Lees hieronder verder
Stéphane Demol
Geboren: 11 maart 1966
Nationaliteit: Belg (38 caps)
Clubs: Drogenbos (1975-1980), Anderlecht (1980-1988), Bologna (1988-1989), Porto (1989-1990), Toulouse (1990-1991), Standard (1991-1993), Cercle Brugge (1993-1994), Braga (1994-1995), Panionios (1995-1996), Lugano (1996-1997), Toulon (1997-1998), Denderleeuw (1998-1999), Halle (1999-2000)
Palmares: kampioen (1986, 1987 en 1990), beker (1993)
Die beroemde goal zal de enige blijven die Demol maakt in het shirt van de nationale ploeg, ondanks de 38 caps die hij verzamelt. Uiteraard is dat ook niet zijn eerste taak, maar toch, het is ergens tekenend voor het feit dat Demol snel zijn top bereikt maar vervolgens ook vrij vlug afglijdt. Hij heeft zijn beperkingen als verdediger – hij is niet van de snelsten en met zijn gestalte ook niet erg wendbaar – die hij evenwel ruimschoots compenseert door zijn duelkracht, kopbalsterkte en bluf.
Het overbluffen van de tegenstander, ook steeds meer het overbluffen van zichzelf. Het zal allemaal we loslopen, toch?
Demol blijft nog twee seizoenen bij Anderlecht, waarin hij nog een tweede titel pakt. Hij is nog altijd maar 23 wanneer hij voor zon en geld naar FC Porto verhuist. Eén goed seizoen zal hij daar spelen. Daarna begint in wezen al zijn fin de carrière, op zijn 24e, een fin de carrière die meer dan tien jaar zal aanslepen, met planloze omzwervingen langs een hele resem clubs voor gevolg.

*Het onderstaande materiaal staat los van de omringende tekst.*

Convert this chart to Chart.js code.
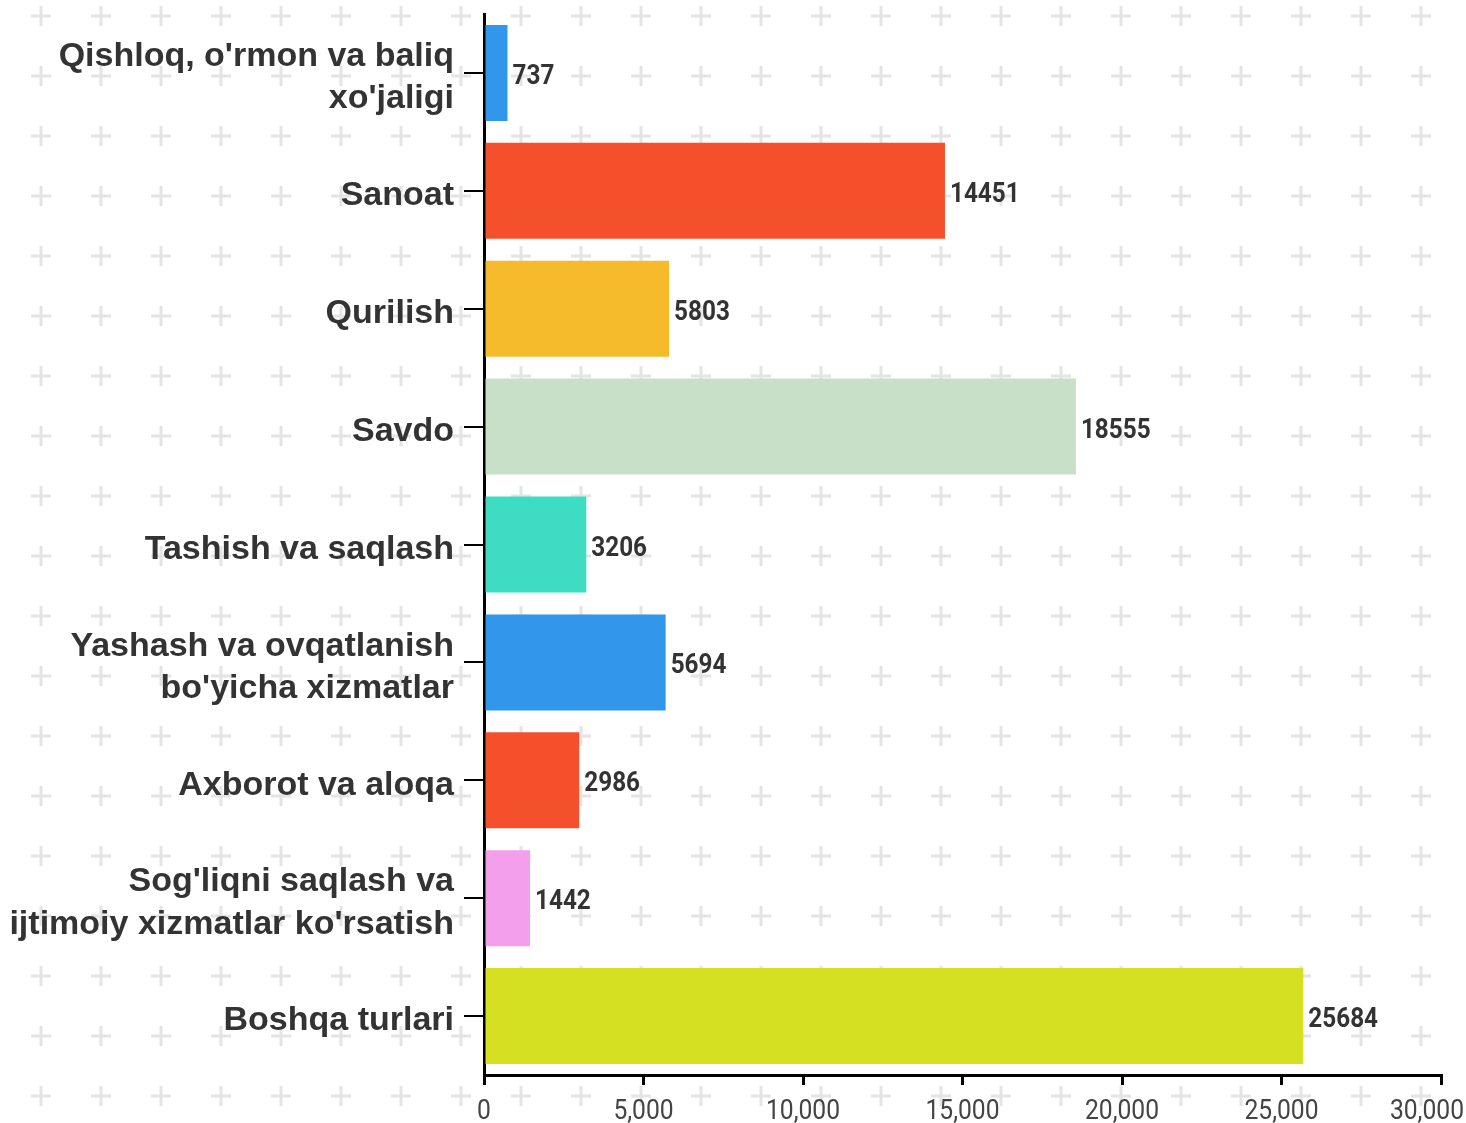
<!DOCTYPE html>
<html>
<head>
<meta charset="utf-8">
<script src="https://cdn.jsdelivr.net/npm/chart.js@4"></script>
<style>
  html, body { margin:0; padding:0; background:#fff; }
  #wrap {
    width:1466px; height:1123px; position:relative;
    background-image:url("data:image/svg+xml,%3Csvg xmlns='http://www.w3.org/2000/svg' width='60' height='60'%3E%3Cpath d='M30 20v20M20 30h20' stroke='%23e4e4e4' stroke-width='3'/%3E%3C/svg%3E");
    background-position: 11px -14px;
  }
</style>
</head>
<body>
<div id="wrap"><canvas id="chart"></canvas></div>
<script>
// ─── Data ───
const categories = [
    ["Qishloq, o'rmon va baliq", "xo'jaligi"],
    "Sanoat",
    "Qurilish",
    "Savdo",
    "Tashish va saqlash",
    ["Yashash va ovqatlanish", "bo'yicha xizmatlar"],
    "Axborot va aloqa",
    ["Sog'liqni saqlash va", "ijtimoiy xizmatlar ko'rsatish"],
    "Boshqa turlari"
];
const values = [737, 14451, 5803, 18555, 3206, 5694, 2986, 1442, 25684];
const barColors = ['#3296ea', '#f5502c', '#f5bb2c', '#c8dfc8', '#3ddcc3', '#3296ea', '#f5502c', '#f49fec', '#d6e022'];
const xTickValues = [0, 5000, 10000, 15000, 20000, 25000, 30000];

// ─── Plugins ───
// value at the end of each bar, condensed bold
const valueLabels = {
    id: 'valueLabels',
    afterDatasetsDraw(chart) {
        const ctx = chart.ctx;
        const meta = chart.getDatasetMeta(0);
        ctx.save();
        ctx.font = 'bold 27px Roboto';
        ctx.fillStyle = '#333';
        ctx.textAlign = 'left';
        ctx.textBaseline = 'alphabetic';
        meta.data.forEach((bar, i) => {
            ctx.save();
            ctx.translate(bar.x + 5, bar.y + 11);
            ctx.scale(0.9, 1);
            ctx.fillText(String(values[i]), 0, 0);
            ctx.restore();
        });
        ctx.restore();
    }
};

// x tick labels, kept inside the canvas like the original
const xLabels = {
    id: 'xLabels',
    afterDraw(chart) {
        const s = chart.scales.x, ctx = chart.ctx;
        ctx.save();
        ctx.font = '28px Roboto';
        ctx.fillStyle = '#444';
        ctx.textAlign = 'left';
        xTickValues.forEach(v => {
            const label = v.toLocaleString('en-US');
            const w = ctx.measureText(label).width * 0.88;
            const cx = s.getPixelForValue(v);
            const left = Math.min(cx - w / 2, chart.width - 2 - w);
            ctx.save();
            ctx.translate(left, s.top + 44);
            ctx.scale(0.88, 1);
            ctx.fillText(label, 0, 0);
            ctx.restore();
        });
        ctx.restore();
    }
};

// ─── Chart ───
new Chart(document.getElementById('chart'), {
    type: 'bar',
    data: {
        labels: categories,
        datasets: [{
            data: values,
            backgroundColor: barColors,
            borderWidth: 0,
            categoryPercentage: 0.9,
            barPercentage: 0.905
        }]
    },
    options: {
        indexAxis: 'y',
        responsive: true,
        maintainAspectRatio: false,
        animation: false,
        layout: { padding: { top: 14, right: 25, bottom: 0, left: 0 } },
        plugins: { legend: { display: false }, tooltip: { enabled: false } },
        scales: {
            x: {
                min: 0, max: 30000,
                afterBuildTicks: s => { s.ticks = xTickValues.map(v => ({ value: v })); },
                afterFit: s => { s.height = 48; s.paddingLeft = 0; s.paddingRight = 0; },
                border: { display: true, color: '#000', width: 3 },
                grid: { drawOnChartArea: false, tickLength: 10, tickColor: '#000', lineWidth: 3 },
                ticks: { display: false }
            },
            y: {
                afterFit: s => { s.width = 484; s.paddingTop = 0; s.paddingBottom = 0; },
                border: { display: true, color: '#000', width: 3 },
                grid: { offset: false, drawOnChartArea: false, tickLength: 20, tickColor: '#000', lineWidth: 2 },
                ticks: {
                    color: '#333',
                    padding: 10,
                    labelOffset: 5,
                    font: { family: "'Liberation Sans', Arial, sans-serif", size: 34, weight: 'bold', lineHeight: 1.24 }
                }
            }
        }
    },
    plugins: [valueLabels, xLabels]
});
</script>
</body>
</html>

Zeker, Demol laat bij momenten nog mooie dingen zien. Zoals bij zijn terugkeer naar België, wanneer hij bij Standard in een sterke ploeg met Wilmots, Genaux, Léonard en Cruz terechtkomt. Samen met Cruz leidt hij de verdediging, waarbij zijn mondigheid hem goed van pas komt. Maar op voetbalvlak is het toch allemaal wat weinig, niet met de nodige overtuiging, alleszins niet meer wat het geweest is. Bij Cercle speelt hij nauwelijks, blessures steken herhaaldelijk de kop op en jaarlijks zit het bij steeds een andere club weer tegen.
Wanneer zijn spelerscarrière zich naar het einde heeft gesleept, zet Demol zijn eerste stappen in het trainersvak. Hij laat zich vooral opmerken als goed van de tongriem gesneden assistent-coach. Zoals bij Standard, wanneer Sérgio Conceição zijn truitje in het gezicht van de scheidrechter slingert en Demol laconiek reageert: ‘Er stond nogal wat wind.’ Nadien vindt hij als hulptrainer van de Rode Duivels zijn oude vriend en leermeester van bij Anderlecht terug: René Vandereycken. De bondscoach en zijn assistent, een koppig duo dat het goed met elkaar kan vinden. Twee eigenzinnige karakters, maar als speler alleszins een niet te vergelijken carrière.
De gewezen voetballer en trainer werd amper 57 jaar oud. ‘We zullen hem missen’, liet Anderlecht gisteren weten. ‘Rust in vrede, Stéphane.’